Whether it’s doing our best as leaders or individual contributors, answering the summons of adventure lifts our spirits. There ‘s something about being invited to do better than we have ever done before that compels us to reach deep down inside and bring forth the warrior within.

The lessons for leadership are clear. First, for leaders to perform at their personal bests they must experience the project itself as enjoyable and challenging. They must feel it is one which calls upon them to use all of their skills and talents to the fullest. Second, if leaders wish to get the best from others, they must search for opportunities for people to create or outdo themselves. Leaders must find opportunities for people to solve problems, make discoveries, explore new ground, reach a difficult goal or figure out how to deal with an external threat. And they must make it fun.

Third, leaders must know their people. In order to find the proper balance between action opportunities and individual skills, leaders must know what others can do and what they find personally challenging. It’s not just what challenges the leader that’s important. It’s what challenges everyone and is within their capabilities to perform.

Action Commitments

Here are some suggestions on how you can search for challenging opportunities in your leadership role:

1. Treat every job as an adventure. Even if you’ve been in your job for years, treat today as if it were your first day. Ask yourself, "If I were just starting this job what would I do?" Chances are you would do some things differently. Begin doing those things now.

2. Treat every new assignment as a turnaround, even if it isn't. Ask for a tough assignment. Ask your managers to give you an opportunity to take on that losing operation. Challenge is the training ground for leadership. There’s no better way for you to test your own limits than to voluntarily place yourself in difficult jobs.

3. Question the status quo. Right now make a list of all the practices in your organization that fit this description: "That's the way we’ve always done it around here.”  For each one ask yourself: "How useful is this to becoming the best we can become? How useful is this to stimulating creativity and innovation?" If your answers are, "Absolutely essential," then keep it. If not, find a way to change it. Review all the policies and procedures. Ask yourself the same question and take the same action. Vow to eliminate every stupid rule and every needless routine within the next quarter.

4. Go out and find something that is broken. There's is an old cliché that says "If it ain't broke, don't fix it." Nothing could stifle innovation more than that attitude. There’s always something that needs fixing in every organization. Go find the things that need fixing in yours. Wander around the plant, the store, the branch, or the office. Look for things that don’t seem right. Ask questions. Probe.
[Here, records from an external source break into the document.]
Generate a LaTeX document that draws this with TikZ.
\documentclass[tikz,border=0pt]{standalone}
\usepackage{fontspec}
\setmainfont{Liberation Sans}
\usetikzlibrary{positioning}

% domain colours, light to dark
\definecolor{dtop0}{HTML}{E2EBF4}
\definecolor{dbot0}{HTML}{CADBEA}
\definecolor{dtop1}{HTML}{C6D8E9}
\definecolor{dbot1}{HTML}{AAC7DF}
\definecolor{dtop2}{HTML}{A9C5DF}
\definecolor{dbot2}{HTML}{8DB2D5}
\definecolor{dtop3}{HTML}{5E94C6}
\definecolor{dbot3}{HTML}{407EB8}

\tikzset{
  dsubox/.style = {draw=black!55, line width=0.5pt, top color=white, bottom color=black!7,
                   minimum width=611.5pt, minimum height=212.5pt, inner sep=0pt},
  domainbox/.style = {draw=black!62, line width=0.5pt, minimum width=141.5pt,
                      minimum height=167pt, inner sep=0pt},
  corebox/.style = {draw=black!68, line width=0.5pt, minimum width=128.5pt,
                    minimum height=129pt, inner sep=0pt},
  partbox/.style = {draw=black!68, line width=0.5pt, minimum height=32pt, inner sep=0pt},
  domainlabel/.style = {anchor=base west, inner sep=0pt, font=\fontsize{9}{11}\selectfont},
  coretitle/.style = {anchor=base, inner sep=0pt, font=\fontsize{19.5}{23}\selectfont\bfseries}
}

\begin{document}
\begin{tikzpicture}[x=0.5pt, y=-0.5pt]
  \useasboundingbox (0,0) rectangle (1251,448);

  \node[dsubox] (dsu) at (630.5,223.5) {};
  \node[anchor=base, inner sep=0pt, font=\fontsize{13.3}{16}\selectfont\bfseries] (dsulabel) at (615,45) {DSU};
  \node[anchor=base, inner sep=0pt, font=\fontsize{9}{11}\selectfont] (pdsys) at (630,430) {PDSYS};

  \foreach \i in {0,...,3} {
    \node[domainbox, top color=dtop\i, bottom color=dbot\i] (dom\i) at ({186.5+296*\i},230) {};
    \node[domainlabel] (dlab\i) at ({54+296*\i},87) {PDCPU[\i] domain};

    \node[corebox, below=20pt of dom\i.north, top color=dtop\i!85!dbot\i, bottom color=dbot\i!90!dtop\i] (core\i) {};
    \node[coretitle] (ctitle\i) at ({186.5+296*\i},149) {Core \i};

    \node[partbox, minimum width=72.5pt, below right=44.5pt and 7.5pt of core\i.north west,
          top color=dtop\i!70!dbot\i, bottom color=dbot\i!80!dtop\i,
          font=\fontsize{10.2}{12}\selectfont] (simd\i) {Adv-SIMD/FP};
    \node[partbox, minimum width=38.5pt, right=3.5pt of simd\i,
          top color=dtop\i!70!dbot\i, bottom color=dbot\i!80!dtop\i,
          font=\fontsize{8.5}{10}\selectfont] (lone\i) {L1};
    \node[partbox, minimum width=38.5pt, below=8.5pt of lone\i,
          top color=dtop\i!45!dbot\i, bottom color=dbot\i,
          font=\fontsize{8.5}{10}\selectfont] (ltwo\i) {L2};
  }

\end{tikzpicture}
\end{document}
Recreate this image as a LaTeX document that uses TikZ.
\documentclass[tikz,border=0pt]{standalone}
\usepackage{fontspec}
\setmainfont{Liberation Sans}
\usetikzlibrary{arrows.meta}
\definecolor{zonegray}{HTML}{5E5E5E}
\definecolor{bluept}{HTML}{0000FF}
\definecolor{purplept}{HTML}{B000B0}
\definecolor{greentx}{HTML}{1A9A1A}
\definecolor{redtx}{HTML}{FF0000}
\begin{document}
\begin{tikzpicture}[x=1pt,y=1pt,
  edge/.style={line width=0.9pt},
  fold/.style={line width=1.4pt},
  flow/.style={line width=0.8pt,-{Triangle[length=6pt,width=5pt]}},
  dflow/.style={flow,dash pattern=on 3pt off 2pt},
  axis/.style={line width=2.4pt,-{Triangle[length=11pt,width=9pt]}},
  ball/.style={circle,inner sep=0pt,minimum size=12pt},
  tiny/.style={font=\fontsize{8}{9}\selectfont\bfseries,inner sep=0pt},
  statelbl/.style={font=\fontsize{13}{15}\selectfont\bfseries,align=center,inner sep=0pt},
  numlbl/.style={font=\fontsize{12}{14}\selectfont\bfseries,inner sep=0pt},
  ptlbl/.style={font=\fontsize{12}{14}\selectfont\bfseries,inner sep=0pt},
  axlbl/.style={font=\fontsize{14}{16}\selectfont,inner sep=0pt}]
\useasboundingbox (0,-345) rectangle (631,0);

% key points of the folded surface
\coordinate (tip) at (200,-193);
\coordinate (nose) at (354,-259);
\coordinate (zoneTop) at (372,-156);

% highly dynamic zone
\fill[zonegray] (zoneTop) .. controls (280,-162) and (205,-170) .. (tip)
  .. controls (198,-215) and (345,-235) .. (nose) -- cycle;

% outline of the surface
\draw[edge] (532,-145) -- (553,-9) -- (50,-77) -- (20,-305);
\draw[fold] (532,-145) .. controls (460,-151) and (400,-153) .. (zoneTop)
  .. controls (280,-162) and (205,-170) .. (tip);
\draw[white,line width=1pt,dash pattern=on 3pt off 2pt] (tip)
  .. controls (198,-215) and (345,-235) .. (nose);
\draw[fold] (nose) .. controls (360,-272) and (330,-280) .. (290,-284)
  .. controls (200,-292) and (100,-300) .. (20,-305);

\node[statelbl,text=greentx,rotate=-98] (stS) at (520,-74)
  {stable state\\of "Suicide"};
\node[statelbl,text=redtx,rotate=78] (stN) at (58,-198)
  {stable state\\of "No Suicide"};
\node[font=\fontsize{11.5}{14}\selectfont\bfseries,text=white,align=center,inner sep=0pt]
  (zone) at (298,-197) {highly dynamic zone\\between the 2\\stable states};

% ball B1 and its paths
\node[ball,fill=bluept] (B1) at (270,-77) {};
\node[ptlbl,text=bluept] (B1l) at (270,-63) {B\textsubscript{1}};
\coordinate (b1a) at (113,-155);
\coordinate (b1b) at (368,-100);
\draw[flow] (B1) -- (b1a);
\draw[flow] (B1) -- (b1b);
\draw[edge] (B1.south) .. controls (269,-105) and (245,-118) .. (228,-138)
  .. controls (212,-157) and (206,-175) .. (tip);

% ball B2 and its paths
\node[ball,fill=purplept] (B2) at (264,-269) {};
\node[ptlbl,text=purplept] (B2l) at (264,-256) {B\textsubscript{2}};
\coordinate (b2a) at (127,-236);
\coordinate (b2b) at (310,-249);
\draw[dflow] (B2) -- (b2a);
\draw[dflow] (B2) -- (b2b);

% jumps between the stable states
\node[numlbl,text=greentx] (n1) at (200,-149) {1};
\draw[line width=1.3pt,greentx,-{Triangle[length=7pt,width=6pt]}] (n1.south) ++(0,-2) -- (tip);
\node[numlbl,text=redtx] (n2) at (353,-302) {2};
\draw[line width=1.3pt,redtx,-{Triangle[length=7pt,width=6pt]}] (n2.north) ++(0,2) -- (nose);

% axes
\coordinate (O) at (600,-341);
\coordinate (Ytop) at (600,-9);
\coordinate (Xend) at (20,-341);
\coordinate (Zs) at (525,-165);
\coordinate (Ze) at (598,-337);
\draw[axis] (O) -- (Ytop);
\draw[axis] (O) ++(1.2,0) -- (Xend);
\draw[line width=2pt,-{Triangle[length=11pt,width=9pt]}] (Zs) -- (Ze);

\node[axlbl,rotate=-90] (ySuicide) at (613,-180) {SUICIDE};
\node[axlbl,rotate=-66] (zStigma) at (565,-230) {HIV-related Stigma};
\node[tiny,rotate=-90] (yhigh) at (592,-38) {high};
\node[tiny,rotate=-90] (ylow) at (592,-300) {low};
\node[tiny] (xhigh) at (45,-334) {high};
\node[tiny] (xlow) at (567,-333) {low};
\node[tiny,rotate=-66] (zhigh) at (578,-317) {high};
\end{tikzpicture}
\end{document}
5. Add adventure to every job. Leaders are not the only ones who do their best when challenged. All of us do. For people to excel, they must find what they do intrinsically motivating--rewarding in and of itself. Challenge, we’ve learned, is the key ingredient in activities that are enjoyable. Look for ways to add challenge to the jobs of people in your unit.

You can do this by asking people to join you in solving problems or by asking them for creative ideas. Or by delegating more than just the routine jobs, like filling out forms. The magic of quality circles is challenge. People who were previously never asked for the time of day, are now given the problem-solving tools and the opportunity to contribute.

6. Make the adventure fun. Find ways to make the job fun for yourself and others. If you aren’t having fun doing what you’re doing, chances are you’re not doing the best you can do. And the same is true for others.

We’re not talking about a laugh-a-minute party here. Every moment cannot be fun, but the overall experience can be. There’s absolutely no reason why every employee cannot be given the opportunity to solve a problem, create a process, or learn a new operation.

When it comes to getting extraordinary things done in organizations, challenge provides the opportunity for greatness. The first leadership challenge is to find those opportunities to change, grow, innovate and improve. We wish you an exciting journey.